Les réflexions sur le divin s’offrent évidemment un retour, notamment lorsque les signes d’un regain de santé progressif chez Pie XIII commencent à affoler les pontes. Comment réagir si ce dernier se réveille de son coma ? Comment réussir à imposer le nouveau Pape pour qu’à son réveil, les fidèles ne le voient plus comme un souverain devant regagner sa place ? Une Providence quand les multiples greffes n’ayant pris se retrouvent obsolètes face à un Lenny qui renaît de ses cendres. Une échéance toujours approchante, qui force les jeux de pouvoir à s’accélérer, et prendre des décisions radicales.
Plus que jamais, Sorrentino joue avec l’iconique. Il magnifie les personnages empreints de pureté d’esprit, pour que nous apparaissent encore plus malsains les magouilleurs. Dans une mise en scène et un rythme plus calme encore, il glorifie ces espaces immenses, dénués de vies, contrastant avec les lieux où ces dernières s’amenuisent, tous clos, étouffants. Les deux saisons se répondent, jouent des mêmes thématiques avec des variations de ton, l’une hurlant ce que l’autre chuchote.
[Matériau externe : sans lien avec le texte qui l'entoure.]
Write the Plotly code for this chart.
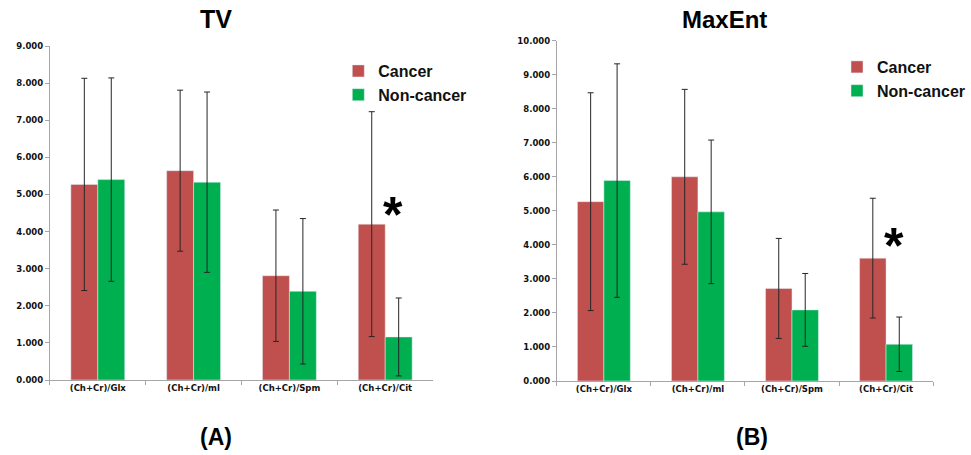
import plotly.graph_objects as go

categories = ["(Ch+Cr)/Glx", "(Ch+Cr)/ml", "(Ch+Cr)/Spm", "(Ch+Cr)/Cit"]

tv_cancer = [5.27, 5.64, 2.81, 4.20]
tv_cancer_err = [2.86, 2.17, 1.77, 3.03]
tv_noncancer = [5.40, 5.33, 2.39, 1.16]
tv_noncancer_err = [2.74, 2.43, 1.96, 1.05]

me_cancer = [5.27, 6.00, 2.72, 3.61]
me_cancer_err = [3.20, 2.57, 1.47, 1.76]
me_noncancer = [5.89, 4.97, 2.09, 1.08]
me_noncancer_err = [3.43, 2.11, 1.07, 0.80]

tv_ticks = [0, 1, 2, 3, 4, 5, 6, 7, 8, 9]
me_ticks = [0, 1, 2, 3, 4, 5, 6, 7, 8, 9, 10]

# significance marker (category index + offset, value)
tv_star = (3.08, 4.67)
me_star = (3.08, 4.19)

RED = "#C0504D"
GREEN = "#00B050"
ERR = "#262626"

W = 971
H = 455


def px(x):
    return x / W


def py(y):
    return 1 - y / H


fig = go.Figure()


def add_pair(c, ce, n, ne, xa, ya, leg):
    fig.add_trace(go.Bar(
        x=categories, y=c, name="Cancer", marker_color=RED,
        error_y=dict(type="data", array=ce, color=ERR, thickness=1, width=3),
        xaxis=xa, yaxis=ya, legend=leg))
    fig.add_trace(go.Bar(
        x=categories, y=n, name="Non-cancer", marker_color=GREEN,
        error_y=dict(type="data", array=ne, color=ERR, thickness=1, width=3),
        xaxis=xa, yaxis=ya, legend=leg))


add_pair(tv_cancer, tv_cancer_err, tv_noncancer, tv_noncancer_err, "x", "y", "legend")
add_pair(me_cancer, me_cancer_err, me_noncancer, me_noncancer_err, "x2", "y2", "legend2")

tickfont = dict(family="DejaVu Sans", size=8.5, color="#111", weight="bold")
axis_line = "#A6A6A6"

xcommon = dict(type="category", showgrid=False, showline=True, linecolor=axis_line,
               linewidth=1, ticks="outside", tickson="boundaries", ticklen=4,
               tickcolor=axis_line, tickfont=tickfont, zeroline=False, automargin=False)
ycommon = dict(showgrid=False, showline=True, linecolor=axis_line, linewidth=1,
               ticks="outside", ticklen=4, tickcolor=axis_line, tickfont=tickfont,
               tickformat=".3f", zeroline=False, automargin=False)

legfont = dict(family="Liberation Sans", size=16, color="#111", weight="bold")

fig.update_layout(
    width=W, height=H,
    margin=dict(l=0, r=0, t=0, b=0),
    paper_bgcolor="white", plot_bgcolor="white",
    barmode="group", bargap=0.4375, bargroupgap=0,
    xaxis=dict(domain=[px(50), px(434)], anchor="y", **xcommon),
    yaxis=dict(domain=[py(380), py(46)], range=[0, 9], tickvals=tv_ticks, anchor="x", **ycommon),
    xaxis2=dict(domain=[px(558), px(935)], anchor="y2", **xcommon),
    yaxis2=dict(domain=[py(381), py(40.7)], range=[0, 10], tickvals=me_ticks, anchor="x2", **ycommon),
    legend=dict(x=px(339), y=py(54), xanchor="left", yanchor="top", font=legfont,
                bgcolor="rgba(0,0,0,0)", tracegroupgap=0),
    legend2=dict(x=px(839), y=py(50), xanchor="left", yanchor="top", font=legfont,
                 bgcolor="rgba(0,0,0,0)", tracegroupgap=0),
    showlegend=True,
)

titlefont = dict(family="Liberation Sans", size=25, color="black", weight="bold")
labfont = dict(family="Liberation Sans", size=23, color="black", weight="bold")
fig.add_annotation(text="TV", x=px(216), y=py(19), xref="paper", yref="paper",
                   showarrow=False, font=titlefont, xanchor="center", yanchor="middle")
fig.add_annotation(text="MaxEnt", x=px(726), y=py(20), xref="paper", yref="paper",
                   showarrow=False, font=dict(titlefont, size=24), xanchor="center", yanchor="middle")
fig.add_annotation(text="(A)", x=px(216), y=py(437), xref="paper", yref="paper",
                   showarrow=False, font=labfont, xanchor="center", yanchor="middle")
fig.add_annotation(text="(B)", x=px(754), y=py(437), xref="paper", yref="paper",
                   showarrow=False, font=labfont, xanchor="center", yanchor="middle")

starfont = dict(family="Liberation Sans", size=50, color="black", weight="bold")
fig.add_annotation(text="*", x=tv_star[0], y=tv_star[1], xref="x", yref="y",
                   showarrow=False, font=starfont, xanchor="center", yanchor="middle", yshift=-8)
fig.add_annotation(text="*", x=me_star[0], y=me_star[1], xref="x2", yref="y2",
                   showarrow=False, font=starfont, xanchor="center", yanchor="middle", yshift=-8)

fig.write_html("out.html", config={"displayModeBar": False},
               post_script="document.body.style.margin='0';")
Si les guerres de religions s’amorcent dans ce récit, et que le catholicisme doit réfléchir à des actions concrètes pour affirmer que sa fragilité ressentie par tous n’est qu’illusion, et qu’il est toujours doté de sa force d’antan, le véritable conflit reste toujours le même : le rassemblement commun face aux enjeux individualistes. Quelles sont les positions à prendre sur les sujets les plus houleux suscitant le débat ? Quelle catégorie de fidèles doit-on flouer pour que l’autre soit un atout plus puissant encore ? Quelles décisions prises par ce Pape instable doivent être révolues, ou au contraire fortifiées, pour amener l’unité ? Une preuve qu’il y a encore nombre de choses à dire sur cet univers passionnant, et tant de questions que Sorrentino s’amuse à laisser en suspens. À l’heure actuelle, aucune confirmation de suite n’a été évoquée, il ne nous reste qu’à croiser les doigts, et les chapelets.
The New Pope, série de Paolo Sorrentino. Avec John Malkovich, Sharon Stone, Marilyn Manson… 9 épisodes.